> [RECORDS FOR THE EXERCISE]:
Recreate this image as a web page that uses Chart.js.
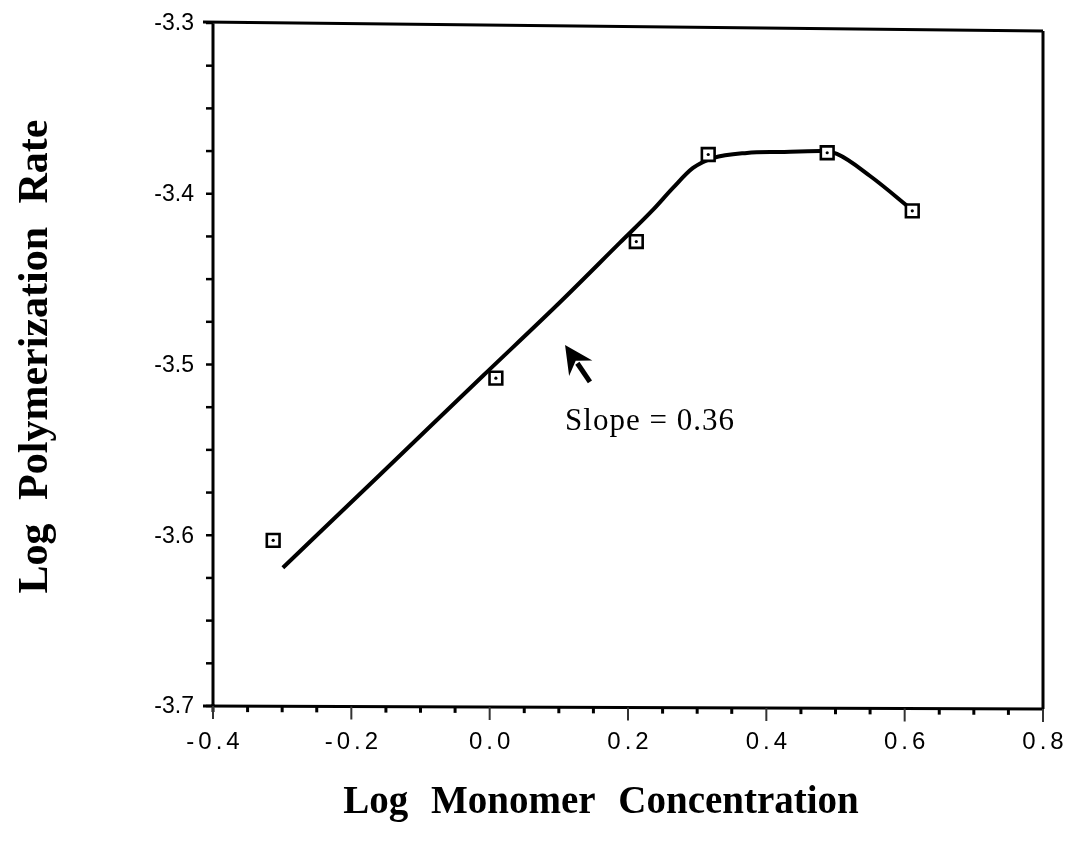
<!DOCTYPE html>
<html>
<head>
<meta charset="utf-8">
<script src="https://cdn.jsdelivr.net/npm/chart.js@4/dist/chart.umd.min.js"></script>
<style>
  html, body { margin: 0; padding: 0; background: #ffffff; }
  canvas { display: block; }
</style>
</head>
<body>
<canvas id="c" width="1066" height="848"></canvas>
<script>
// Measured rates (square markers)
const pointX = [-0.313, 0.009, 0.212, 0.316, 0.488, 0.611];
const pointY = [-3.603, -3.508, -3.428, -3.377, -3.376, -3.410];

// Hand-drawn trend curve through the data
const curveX = [-0.299, -0.159, -0.010, 0.102, 0.188, 0.236, 0.265, 0.294, 0.323, 0.372, 0.420, 0.478, 0.502, 0.550, 0.611];
const curveY = [-3.619, -3.5647, -3.5067, -3.4634, -3.4288, -3.4095, -3.3966, -3.3849, -3.3791, -3.3761, -3.3755, -3.375, -3.3767, -3.3896, -3.4095];

// Axis tick labels
const xTickLabels = ['-0.4', '-0.2', '0.0', '0.2', '0.4', '0.6', '0.8'];
const yTickLabels = ['-3.3', '-3.4', '-3.5', '-3.6', '-3.7'];

// Slope annotation (data coordinates)
const arrowTip = [0.109, -3.4886];
const arrowTail = [0.145, -3.5102];
const slopeText = 'Slope = 0.36';
const slopeAt = [0.109, -3.5337];

const xTitle = 'Log Monomer Concentration';
const yTitle = 'Log Polymerization Rate';

const toPts = (xs, ys) => xs.map((x, i) => ({ x: x, y: ys[i] }));

const SANS = "'Liberation Sans', Arial, sans-serif";
const SERIF = "'Liberation Serif', 'Times New Roman', serif";

// Frame, ticks, tick labels, titles and the slope note
const framePlugin = {
  id: 'frame',
  afterDatasetsDraw(chart) {
    const ctx = chart.ctx;
    const xs = chart.scales.x, ys = chart.scales.y;
    const a = chart.chartArea;
    ctx.save();
    ctx.strokeStyle = '#000';
    ctx.lineCap = 'butt';

    // frame lines
    ctx.lineWidth = 3;
    ctx.beginPath();
    ctx.moveTo(a.left, a.top);
    ctx.lineTo(a.left, a.bottom + 6);
    ctx.moveTo(a.left - 10, a.bottom);
    ctx.lineTo(a.right, a.bottom + 3);
    ctx.moveTo(a.left - 10, a.top - 1);
    ctx.lineTo(a.right, a.top + 8);
    ctx.moveTo(a.right, a.top + 8);
    ctx.lineTo(a.right, a.bottom + 3);
    ctx.stroke();

    // y ticks every 0.025 (outside, left)
    ctx.lineWidth = 2.5;
    const yMin = ys.min, yMax = ys.max;
    for (let k = 0; k <= Math.round((yMax - yMin) / 0.025); k++) {
      const py = ys.getPixelForValue(yMin + k * 0.025);
      ctx.beginPath();
      ctx.moveTo(a.left - 7, py);
      ctx.lineTo(a.left, py);
      ctx.stroke();
    }
    // x ticks every 0.05 (below), longer on labelled values
    const xMin = xs.min, xMax = xs.max;
    const nx = Math.round((xMax - xMin) / 0.05);
    for (let k = 0; k <= nx; k++) {
      const px = xs.getPixelForValue(xMin + k * 0.05);
      const major = k % 4 === 0;
      const base = a.bottom + 3 * (px - a.left) / (a.right - a.left);
      ctx.lineWidth = major ? 2 : 3;
      ctx.strokeStyle = major ? '#333' : '#000';
      ctx.beginPath();
      ctx.moveTo(px, base);
      ctx.lineTo(px, base + (major ? 13 : 6));
      ctx.stroke();
    }

    // tick labels
    ctx.fillStyle = '#000';
    ctx.font = '23px ' + SANS;
    ctx.textBaseline = 'middle';
    ctx.textAlign = 'right';
    ctx.letterSpacing = '0px';
    yTickLabels.forEach(t => {
      ctx.fillText(t, a.left - 19, ys.getPixelForValue(parseFloat(t)) + 1);
    });
    ctx.textAlign = 'center';
    ctx.font = '24px ' + SANS;
    ctx.letterSpacing = '4px';
    xTickLabels.forEach(t => {
      ctx.fillText(t, xs.getPixelForValue(parseFloat(t)) + 2, a.bottom + 36);
    });
    ctx.letterSpacing = '0px';

    // axis titles
    ctx.font = 'bold 39px ' + SERIF;
    ctx.textBaseline = 'alphabetic';
    ctx.wordSpacing = '13px';
    ctx.fillText(xTitle, (a.left + a.right) / 2 - 27, 813);
    ctx.save();
    ctx.translate(47, (a.top + a.bottom) / 2 - 8);
    ctx.rotate(-Math.PI / 2);
    ctx.font = 'bold 42px ' + SERIF;
    ctx.fillText(yTitle, 0, 0);
    ctx.restore();
    ctx.wordSpacing = '0px';

    // slope arrow
    const tx = xs.getPixelForValue(arrowTip[0]), ty = ys.getPixelForValue(arrowTip[1]);
    const bx = xs.getPixelForValue(arrowTail[0]), by = ys.getPixelForValue(arrowTail[1]);
    const ang = Math.atan2(by - ty, bx - tx);
    const ux = Math.cos(ang), uy = Math.sin(ang);
    const hl = 28, hw = 14;
    ctx.lineWidth = 5;
    ctx.strokeStyle = '#000';
    ctx.beginPath();
    ctx.moveTo(tx + ux * (hl - 6), ty + uy * (hl - 6));
    ctx.lineTo(bx, by);
    ctx.stroke();
    ctx.beginPath();
    ctx.moveTo(tx, ty);
    ctx.lineTo(tx + ux * hl - uy * hw, ty + uy * hl + ux * hw);
    ctx.lineTo(tx + ux * (hl - 9), ty + uy * (hl - 9));
    ctx.lineTo(tx + ux * hl + uy * hw, ty + uy * hl - ux * hw);
    ctx.closePath();
    ctx.fill();

    // slope label
    ctx.font = '31px ' + SERIF;
    ctx.letterSpacing = '1px';
    ctx.textAlign = 'left';
    ctx.textBaseline = 'middle';
    ctx.fillText(slopeText, xs.getPixelForValue(slopeAt[0]), ys.getPixelForValue(slopeAt[1]));
    ctx.letterSpacing = '0px';
    ctx.restore();
  }
};

new Chart(document.getElementById('c'), {
  type: 'line',
  data: {
    datasets: [
      {
        label: 'centre',
        data: toPts(pointX, pointY),
        showLine: false,
        pointStyle: 'circle',
        pointRadius: 1.6,
        pointBackgroundColor: '#000',
        pointBorderWidth: 0,
        order: 0
      },
      {
        label: 'rate',
        data: toPts(pointX, pointY),
        showLine: false,
        pointStyle: 'rect',
        pointRadius: 9,
        pointBorderWidth: 2.6,
        pointBorderColor: '#000',
        pointBackgroundColor: '#fff',
        order: 1
      },
      {
        label: 'trend',
        data: toPts(curveX, curveY),
        borderColor: '#000',
        borderWidth: 4,
        cubicInterpolationMode: 'monotone',
        pointRadius: 0,
        fill: false,
        order: 2
      }
    ]
  },
  options: {
    responsive: false,
    animation: false,
    devicePixelRatio: 1,
    layout: { padding: { left: 0, top: 23, right: 23, bottom: 0 } },
    plugins: { legend: { display: false }, tooltip: { enabled: false } },
    scales: {
      x: {
        type: 'linear', min: -0.4, max: 0.8,
        grid: { display: false }, border: { display: false },
        ticks: { display: false },
        afterFit: s => { s.height = 142; }
      },
      y: {
        type: 'linear', min: -3.7, max: -3.3,
        grid: { display: false }, border: { display: false },
        ticks: { display: false },
        afterFit: s => { s.width = 213; }
      }
    }
  },
  plugins: [framePlugin]
});
</script>
</body>
</html>
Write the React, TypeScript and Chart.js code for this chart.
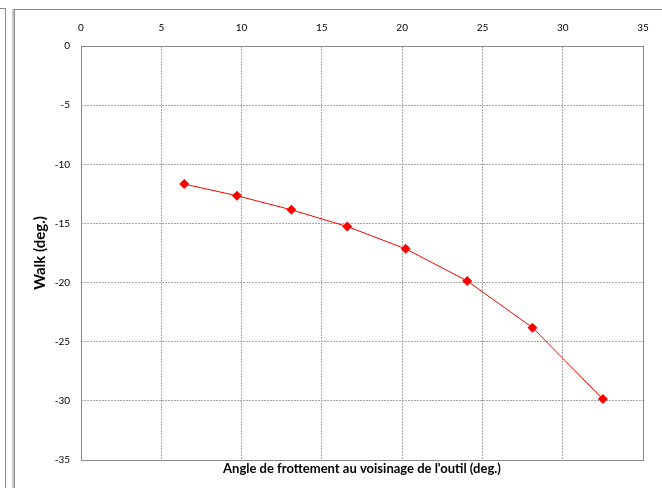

> [WHAT YOU WILL DO]:
Exactly as written, repeat the lines from the beginning of the entries up to and including the line with "const toPts = (xs, ys)", but not the pictures.

> [CORRECT OUTPUT]:
Recreate this image as a web page that uses Chart.js.
<!DOCTYPE html>
<html>
<head>
<meta charset="utf-8">
<script src="https://cdn.jsdelivr.net/npm/chart.js@4/dist/chart.umd.min.js"></script>
<style>
  html, body { margin: 0; padding: 0; background: #ffffff; }
  canvas { display: block; }
</style>
</head>
<body>
<canvas id="c" width="1066" height="848"></canvas>
<script>
// Measured rates (square markers)
const pointX = [-0.313, 0.009, 0.212, 0.316, 0.488, 0.611];
const pointY = [-3.603, -3.508, -3.428, -3.377, -3.376, -3.410];

// Hand-drawn trend curve through the data
const curveX = [-0.299, -0.159, -0.010, 0.102, 0.188, 0.236, 0.265, 0.294, 0.323, 0.372, 0.420, 0.478, 0.502, 0.550, 0.611];
const curveY = [-3.619, -3.5647, -3.5067, -3.4634, -3.4288, -3.4095, -3.3966, -3.3849, -3.3791, -3.3761, -3.3755, -3.375, -3.3767, -3.3896, -3.4095];

// Axis tick labels
const xTickLabels = ['-0.4', '-0.2', '0.0', '0.2', '0.4', '0.6', '0.8'];
const yTickLabels = ['-3.3', '-3.4', '-3.5', '-3.6', '-3.7'];

// Slope annotation (data coordinates)
const arrowTip = [0.109, -3.4886];
const arrowTail = [0.145, -3.5102];
const slopeText = 'Slope = 0.36';
const slopeAt = [0.109, -3.5337];

const xTitle = 'Log Monomer Concentration';
const yTitle = 'Log Polymerization Rate';

const toPts = (xs, ys) => xs.map((x, i) => ({ x: x, y: ys[i] }));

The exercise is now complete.